Présent lors du meeting du 25 décembre, un membre du Bharatiya Janata Party (BJP, Parti du peuple indien), parti nationaliste hindou au pouvoir au Jharkhand, s’est interrogé à haute voix sur la nécessité de construire une église “dans une région entièrement non chrétienne”. Il a ajouté qu’il soupçonnait là “un complot” visant à convertir les populations locales et faire des aborigènes animistes une minorité dans l’Etat. Il a ajouté que les missionnaires chrétiens cherchaient à tromper les aborigènes en leur offrant des services sociaux et “même en leur proposant de l’argent pour devenir chrétiens”.

Créé en 2000 par une division de l’Etat de Bihar, le Jharkhand est un Etat où la proportion des populations aborigènes est très forte. Traditionnellement animistes, ces populations sont désignées sous le terme de sarna. Pour les extrémistes hindous, elles appartiennent en fait à l’hindouisme, une affirmation réfutée par les chrétiens pour qui l’animisme des aborigènes n’a rien à voir avec l’hindouisme. Récemment, les tensions se sont multipliées dans l’Etat, où le gouvernement a annoncé un projet de loi anti-conversion (2).

Selon Vishnu Munda, un des villageois qui a pris part au meeting du 25 décembre, le comité local sarna a décidé que le terrain sur lequel était édifié le temple protestant n’appartenait désormais plus à Joseph Tuti et qu’une dhumkuria, une maison communautaire pour les activités culturelles, serait bâtie à la place. Un responsable hindou a précisé que le terrain avait été purifié selon les rites hindous et Vishnu Munda a ajouté que Joseph Tuti sera en droit de recouvrer la propriété de son bien que lorsqu’il reviendra à la religion traditionnelle de sa famille. “Nous ne l’autoriserons pas à user de cette terre s’il persiste à rester chrétien a prévenu Vishnu Munda. Un chef coutumier a justifié le retrait du droit de propriété à Joseph Tuti en arguant du fait que celui-ci avait hérité du terrain de sa mère, fille unique, quand, selon les lois aborigènes, seuls les fils peuvent hériter de leurs parents.

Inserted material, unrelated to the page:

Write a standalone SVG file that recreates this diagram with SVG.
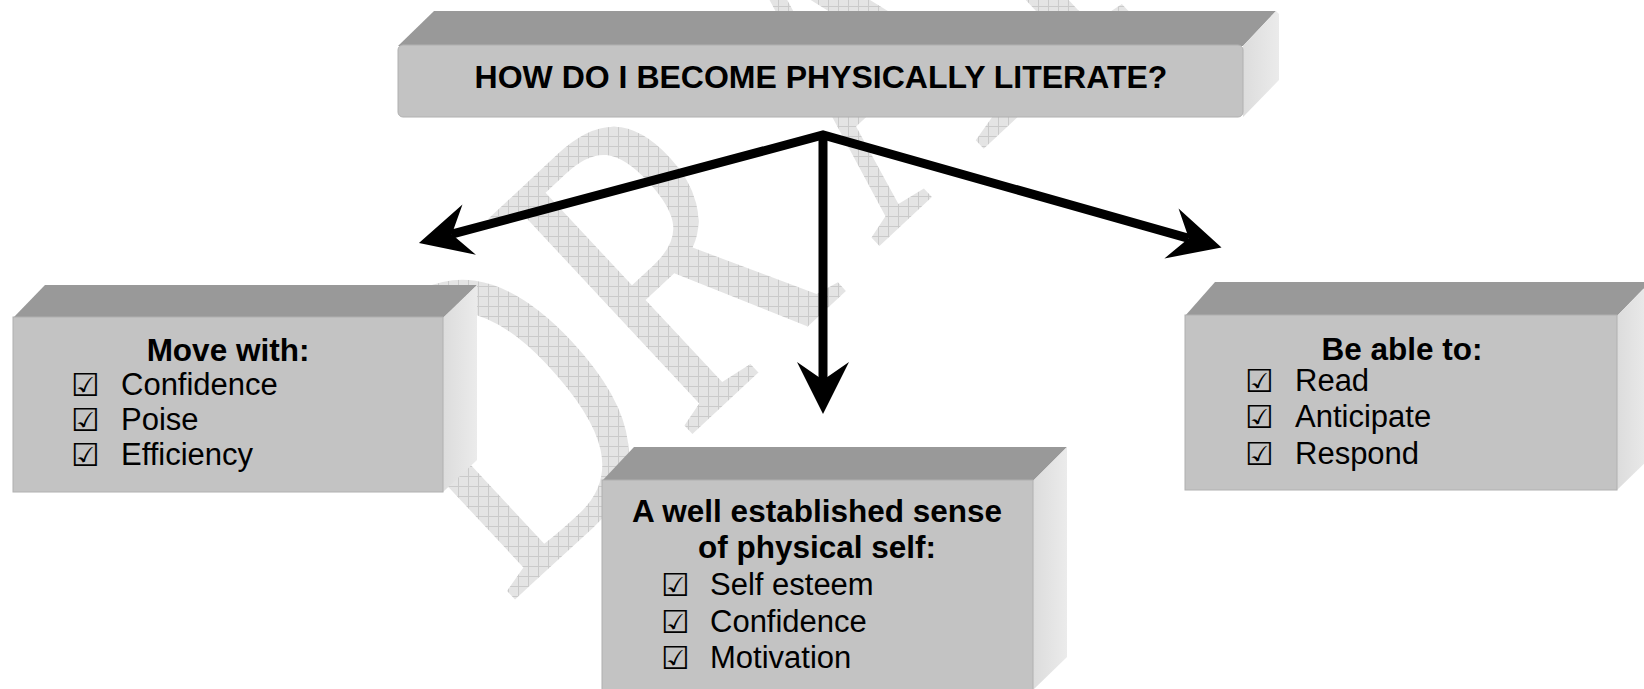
<svg xmlns="http://www.w3.org/2000/svg" width="1644" height="689" viewBox="0 0 1644 689">
<style>
.front{fill:#c3c3c3;stroke:#b0b0b0;stroke-width:1}
.top{fill:#999999}
.side{fill:url(#sideg)}
.t{font-family:"Liberation Sans",Arial,sans-serif;fill:#000}
.b{font-weight:bold;font-size:31.5px;text-anchor:middle}
.i{font-size:31px}
.cb{font-family:"DejaVu Sans",sans-serif;font-size:32px;fill:#000}
.wm{font-family:"Liberation Serif","Times New Roman",serif;font-size:453px;fill:url(#grid)}
.ln{fill:none;stroke:#000;stroke-width:9;stroke-linejoin:miter;stroke-miterlimit:10}
</style>
<defs>
<linearGradient id="sideg" x1="0" y1="0" x2="1" y2="0">
<stop offset="0" stop-color="#dcdcdc"/><stop offset="1" stop-color="#ebebeb"/>
</linearGradient>
<pattern id="grid" patternUnits="userSpaceOnUse" width="10" height="10" patternTransform="scale(1.3605,1) rotate(43)">
<rect width="10" height="10" fill="#e4e4e4"/>
<path d="M0,0.5H10M0.5,0V10" stroke="#cacaca" stroke-width="1"/>
</pattern>
<marker id="ah" markerUnits="userSpaceOnUse" orient="auto-start-reverse" viewBox="-54 -28 56 56" markerWidth="56" markerHeight="56" refX="-34" refY="0">
<path d="M0,0 L-52,-26 L-34,0 L-52,26 Z" fill="#000"/>
</marker>
</defs>
<rect width="1644" height="689" fill="#fff"/>
<g id="watermark" transform="translate(508,606) rotate(-43) scale(0.735,1)">
<text class="wm" x="0" y="0">DR<tspan dx="70" dy="-10">AFT</tspan></text>
</g>
<g id="node-top">
<polygon class="top" points="398,46 434,11 1276,11 1243,46"/>
<polygon class="side" points="1243,46 1276,11 1279,14 1279,80 1243,117"/>
<rect class="front" x="398" y="45" width="845" height="72" rx="5"/>
<text class="t" x="821" y="88" font-weight="bold" font-size="32" text-anchor="middle">HOW DO I BECOME PHYSICALLY LITERATE?</text>
</g>
<g id="node-left">
<polygon class="top" points="13,318 45,285 477,285 443,318"/>
<polygon class="side" points="443,318 477,285 477,460 443,492"/>
<rect class="front" x="13" y="317" width="430" height="175"/>
<text class="t b" x="228" y="361">Move with:</text>
<text class="cb" x="71" y="396">☑</text><text class="t i" x="121" y="395">Confidence</text>
<text class="cb" x="71" y="431">☑</text><text class="t i" x="121" y="430">Poise</text>
<text class="cb" x="71" y="466">☑</text><text class="t i" x="121" y="465">Efficiency</text>
</g>
<g id="node-middle">
<polygon class="top" points="602,481 634,447 1067,447 1033,481"/>
<polygon class="side" points="1033,481 1067,447 1067,657 1033,690"/>
<rect class="front" x="602" y="480" width="431" height="215"/>
<text class="t b" x="817" y="522">A well established sense</text>
<text class="t b" x="817" y="558">of physical self:</text>
<text class="cb" x="661" y="596">☑</text><text class="t i" x="710" y="595">Self esteem</text>
<text class="cb" x="661" y="633">☑</text><text class="t i" x="710" y="632">Confidence</text>
<text class="cb" x="661" y="669">☑</text><text class="t i" x="710" y="668">Motivation</text>
</g>
<g id="node-right">
<polygon class="top" points="1185,316 1215,282 1650,282 1617,316"/>
<polygon class="side" points="1617,316 1650,282 1650,458 1617,490"/>
<rect class="front" x="1185" y="315" width="432" height="175"/>
<text class="t b" x="1402" y="360">Be able to:</text>
<text class="cb" x="1245" y="392">☑</text><text class="t i" x="1295" y="391">Read</text>
<text class="cb" x="1245" y="428">☑</text><text class="t i" x="1295" y="427">Anticipate</text>
<text class="cb" x="1245" y="465">☑</text><text class="t i" x="1295" y="464">Respond</text>
</g>
<g id="connectors">
<path class="ln" d="M451.8,234.2 L823,135 L1188.8,238.3" marker-start="url(#ah)" marker-end="url(#ah)"/>
<path class="ln" d="M823,137 L823,380" marker-end="url(#ah)"/>
</g>
</svg>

Joseph Tuti, 70 ans, a affirmé pour sa part qu’il n’avait pas l’intention d’abandonner la foi chrétienne, qu’il souhaitait porter l’affaire devant la justice et qu’il avait le projet de construire une école avec l’aide de son Eglise. Son fils, âgé de 35 ans, a précisé que le comité du village n’avait soulevé aucune objection lorsqu’il avait été informé des projets de construction de l’église, “mais certains intérêts hindous ont influencé les villageois en leur faisant croire que nous construisions une église pour les convertir”.

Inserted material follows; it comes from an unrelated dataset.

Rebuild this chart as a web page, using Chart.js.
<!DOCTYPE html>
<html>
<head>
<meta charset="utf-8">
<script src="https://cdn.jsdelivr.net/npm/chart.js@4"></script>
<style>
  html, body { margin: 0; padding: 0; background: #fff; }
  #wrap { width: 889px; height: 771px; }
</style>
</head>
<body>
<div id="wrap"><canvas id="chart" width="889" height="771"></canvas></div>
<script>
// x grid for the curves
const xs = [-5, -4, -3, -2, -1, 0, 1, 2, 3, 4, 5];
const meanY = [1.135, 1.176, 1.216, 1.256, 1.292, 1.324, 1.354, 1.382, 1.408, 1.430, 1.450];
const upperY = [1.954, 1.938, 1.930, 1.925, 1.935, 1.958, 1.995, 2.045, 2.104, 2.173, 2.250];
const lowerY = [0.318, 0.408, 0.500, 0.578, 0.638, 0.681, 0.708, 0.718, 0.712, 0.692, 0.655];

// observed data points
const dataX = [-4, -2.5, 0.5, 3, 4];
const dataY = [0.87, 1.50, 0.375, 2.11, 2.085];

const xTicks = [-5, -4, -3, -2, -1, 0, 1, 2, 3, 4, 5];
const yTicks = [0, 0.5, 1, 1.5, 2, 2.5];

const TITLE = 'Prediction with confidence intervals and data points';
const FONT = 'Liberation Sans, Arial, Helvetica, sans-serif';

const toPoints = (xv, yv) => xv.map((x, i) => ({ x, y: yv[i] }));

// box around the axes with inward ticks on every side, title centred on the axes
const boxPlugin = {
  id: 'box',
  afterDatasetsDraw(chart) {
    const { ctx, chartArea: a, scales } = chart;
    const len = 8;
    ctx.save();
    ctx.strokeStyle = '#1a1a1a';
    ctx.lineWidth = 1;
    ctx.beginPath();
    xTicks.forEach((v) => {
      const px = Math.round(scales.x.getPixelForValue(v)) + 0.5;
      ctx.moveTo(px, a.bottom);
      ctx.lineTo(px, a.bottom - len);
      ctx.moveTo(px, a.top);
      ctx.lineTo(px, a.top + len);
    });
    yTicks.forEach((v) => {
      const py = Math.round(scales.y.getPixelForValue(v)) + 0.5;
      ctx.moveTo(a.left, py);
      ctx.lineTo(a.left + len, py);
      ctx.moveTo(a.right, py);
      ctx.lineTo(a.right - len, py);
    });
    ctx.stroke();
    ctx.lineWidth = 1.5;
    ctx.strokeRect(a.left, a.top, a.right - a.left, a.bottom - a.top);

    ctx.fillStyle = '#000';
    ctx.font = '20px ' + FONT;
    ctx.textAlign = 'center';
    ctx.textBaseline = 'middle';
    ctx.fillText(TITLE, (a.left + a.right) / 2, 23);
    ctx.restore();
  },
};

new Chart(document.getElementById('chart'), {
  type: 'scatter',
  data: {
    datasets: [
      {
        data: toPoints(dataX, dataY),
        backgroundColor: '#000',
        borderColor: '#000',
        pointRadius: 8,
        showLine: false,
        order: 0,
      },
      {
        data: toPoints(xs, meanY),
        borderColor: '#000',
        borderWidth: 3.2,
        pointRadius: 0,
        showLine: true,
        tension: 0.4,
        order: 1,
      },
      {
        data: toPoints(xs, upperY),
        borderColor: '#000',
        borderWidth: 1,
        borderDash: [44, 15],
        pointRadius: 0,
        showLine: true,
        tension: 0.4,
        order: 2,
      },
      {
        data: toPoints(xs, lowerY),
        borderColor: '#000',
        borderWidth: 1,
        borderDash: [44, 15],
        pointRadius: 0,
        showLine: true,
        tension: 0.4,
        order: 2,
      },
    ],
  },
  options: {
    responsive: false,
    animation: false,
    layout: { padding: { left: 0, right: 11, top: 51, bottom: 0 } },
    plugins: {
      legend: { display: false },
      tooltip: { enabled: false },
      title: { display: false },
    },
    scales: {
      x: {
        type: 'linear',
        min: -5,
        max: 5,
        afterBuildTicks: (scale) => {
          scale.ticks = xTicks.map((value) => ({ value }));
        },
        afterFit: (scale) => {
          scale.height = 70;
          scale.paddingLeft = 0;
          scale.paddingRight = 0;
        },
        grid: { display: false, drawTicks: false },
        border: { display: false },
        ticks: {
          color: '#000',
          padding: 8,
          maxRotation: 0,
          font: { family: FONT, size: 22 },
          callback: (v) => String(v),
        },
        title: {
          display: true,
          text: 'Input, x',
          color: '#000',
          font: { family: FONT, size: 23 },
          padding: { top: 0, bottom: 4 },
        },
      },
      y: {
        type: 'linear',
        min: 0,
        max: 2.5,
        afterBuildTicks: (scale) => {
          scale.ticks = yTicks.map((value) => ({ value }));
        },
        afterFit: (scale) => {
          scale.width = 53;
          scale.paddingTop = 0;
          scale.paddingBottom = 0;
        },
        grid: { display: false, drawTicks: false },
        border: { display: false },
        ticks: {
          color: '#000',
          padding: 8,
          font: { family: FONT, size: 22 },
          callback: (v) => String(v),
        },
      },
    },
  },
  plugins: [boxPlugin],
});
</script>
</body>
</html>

A Ranchi, le secrétaire du cardinal Toppo a démenti que le cardinal soit lié en quelque façon à cette affaire. Il n’avait pas connaissance de ce projet de construction de temple et les catholiques disposent d’une école et d’un petit poste missionnaire à proximité du village de Taapi, “où il n’y a pas de problème avec nous”. Sur le fond, le cardinal a réagi en déclarant que “la destruction d’un bâtiment en construction était un crime” et que le fait d’avoir mené cette action un 25 décembre montrait que “des éléments anti-chrétiens voulaient susciter la violence dans l’Etat”. Mais la communauté chrétienne a répondu pacifiquement, a-t-il souligné.